I spent an afternoon this weekend at the Museum of Modern Art in New York, and it got me thinking about artists and writers as vehicles for ideas.
The most conventional view of creative work has the artist (or writer, author, videographer, whatever you want to call them) as the main character. An artist conjures ideas out of their experience and beliefs, and renders it into reality. But I think there’s a more insightful perspective, which is to look at the cultural phenomenon of creative work with ideas as the main character.
An idea here is defined really broadly. An idea can be a statement or thesis, like the ones I write for my blog posts. An idea can also be a specific artistic style or the influence of a particular school of thought or social movement.
The ideas that survive and proliferate are the ones that most effectively spread from mind to mind. This is the basic premise of memetics. In this perspective, artists do not create and distribute ideas. Ideas find their way to artists who are captured by them, and then ideas spread to other people through the work that the artist creates. From an idea’s point of view, artists and creative works are both just the medium through which ideas proliferate.
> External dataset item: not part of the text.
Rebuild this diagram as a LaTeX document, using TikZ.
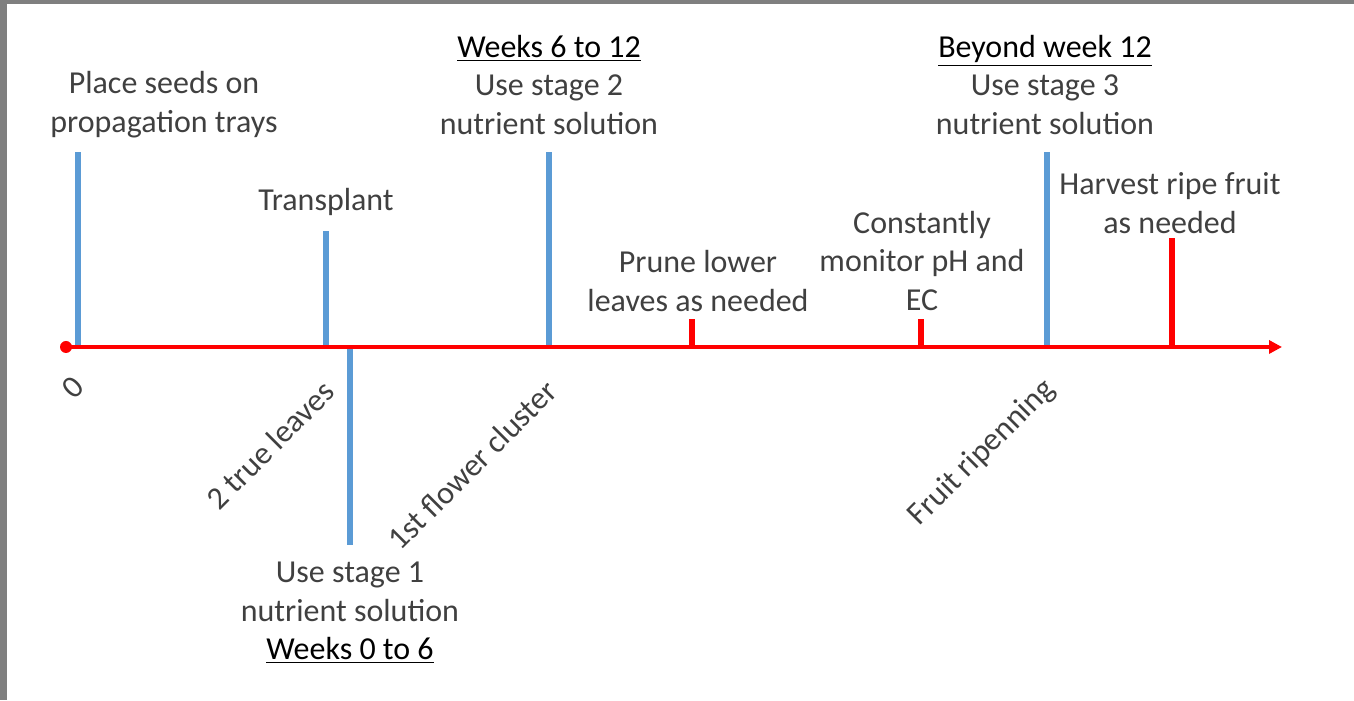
\documentclass[tikz,border=0pt]{standalone}
\usepackage{fontspec}
\setmainfont{Carlito}
\usepackage{xcolor}
\usepackage{tikz}
\usetikzlibrary{arrows.meta,positioning}
\definecolor{tickblue}{RGB}{91,155,213}
\definecolor{textgray}{RGB}{64,64,64}
\definecolor{framegray}{RGB}{127,127,127}
\tikzset{
  label/.style={text=textgray,align=center,inner sep=0pt},
  bluetick/.style={draw=tickblue,line width=0.115cm},
  redtick/.style={draw=red,line width=0.11cm}
}
\begin{document}
\begin{tikzpicture}[font=\fontsize{18.2}{21.9}\selectfont]
            \useasboundingbox (0,0) rectangle (27.08,14);
            % Frame
            \fill[framegray] (0,0) rectangle (0.14,14);
            \fill[framegray] (0,13.92) rectangle (27.08,14);

            % Points on the time axis
            \coordinate (start) at (1.32,7.06);
            \coordinate (end) at (25.64,7.06);
            \coordinate (sow) at (1.56,7.06);
            \coordinate (trans) at (6.52,7.06);
            \coordinate (stage1) at (7.00,7.06);
            \coordinate (stage2) at (10.98,7.06);
            \coordinate (prune) at (13.84,7.06);
            \coordinate (monitor) at (18.42,7.06);
            \coordinate (stage3) at (20.94,7.06);
            \coordinate (harvest) at (23.44,7.06);

            % Ticks
            \draw[bluetick] (sow) -- ++(0,3.9);
            \draw[bluetick] (trans) -- ++(0,2.32);
            \draw[bluetick] (stage1) -- ++(0,-3.96);
            \draw[bluetick] (stage2) -- ++(0,3.9);
            \draw[bluetick] (stage3) -- ++(0,3.9);
            \draw[redtick] (prune) -- ++(0,0.56);
            \draw[redtick] (monitor) -- ++(0,0.56);
            \draw[redtick] (harvest) -- ++(0,2.18);

            % Time axis
            \draw[red,line width=0.09cm,-{Triangle[length=0.26cm,width=0.26cm]}] (start) -- (end);
            \fill[red] (start) circle (0.12);

            % Above the axis
            \node[label] (seeds) at (3.28,11.91) {Place seeds on\\propagation trays};
            \node[label] (transplant) at (6.52,9.96) {Transplant};
            \node[label] (sol2) at (10.98,12.30) {\textcolor{black}{\underline{Weeks 6 to 12}}\\Use stage 2\\nutrient solution};
            \node[label] (prunetxt) at (13.96,8.38) {Prune lower\\leaves as needed};
            \node[label] (monitortxt) at (18.44,8.78) {Constantly\\monitor pH and\\EC};
            \node[label] (sol3) at (20.90,12.30) {\textcolor{black}{\underline{Beyond week 12}}\\Use stage 3\\nutrient solution};
            \node[label] (harvesttxt) at (23.40,9.94) {Harvest ripe fruit\\as needed};

            % Below the axis
            \node[label] (sol1) at (7.00,1.74) {Use stage 1\\nutrient solution\\\textcolor{black}{\underline{Weeks 0 to 6}}};
            \node[label,rotate=45] (zero) at (1.46,6.24) {0};
            \node[label,rotate=45] (leaves) at (5.40,5.10) {2 true leaves};
            \node[label,rotate=45] (flower) at (9.44,4.70) {1st flower cluster};
            \node[label,rotate=45] (ripen) at (19.64,4.94) {Fruit ripenning};
        \end{tikzpicture}
\end{document}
Ideas hitchhike through the world by spreading from creator to creator and artwork to artwork.
The difference between an artist and an artwork is that an artwork can spread to many people at once, rapidly. Especially in the current era, great artwork, fueled by mediums that distribute quickly
If we understand creative work as the process by which ideas spread, one interesting implication is that artists aren’t sources of ideas most of the time. They merely absorb and transform them before sharing them out again in a different form. An artist or creator is one step in a much longer chain of transformation that ideas pass through, from mind to paper to mind to paper.